Capping off a full day of Apple news, the Federal Trade Commission is effectively raining on Apple’s iPad 2 parade today by admitting that it will, indeed, probe the marketing and delivery of mobile apps that charge for products and services.
According to a report from the Washington Post, FTC Chairman Jon Leibowitz responded to a recent letter from US Congressman Ed Markey (D-Mass.) who suggested that the practice of “in-app purchases” – particularly those made possible via Apple iPhones, iPads and iPods – may be resulting in widespread consumer confusion, the outcome of which may be unanticipated or unwanted charges.
“We fully share your concern that consumers, particularly children, are unlikely to understand the ramifications of these types of purchases,” Leibowitz wrote. “Let me assure you we will look closely at the current industry practice with respect to the marketing and delivery of these types of applications.”
“After the Washington Post first broke this story earlier this month, I sent the Federal Trade Commission a letter calling on the agency to investigate the issue of ‘in-app’ purchases and provide additional information about the promotion and delivery of these applications to consumers, especially with respect to children,” Congressman Markey revealed in a statement following the FTC’s response to his initial inquiry.
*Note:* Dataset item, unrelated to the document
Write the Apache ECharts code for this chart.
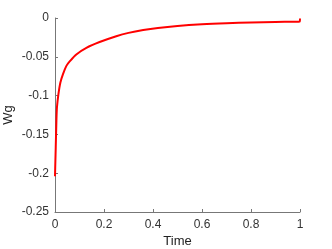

“What may appear in these games to be virtual coins and prizes to children result in very real costs to parents,” Markey added. “I am pleased that the FTC has responded, and as the use of mobile apps continues to increase, I will continue to actively monitor developments in this important area.”
Although Apple is no stranger to legal skirmishes and FTC probes, the Cupertino, California tech-giant has increasingly come under scrutiny for its “questionable business practices,” the most recent of which – Apple’s subscription service for publishers – is provoking a formal US-Justice Department antitrust review.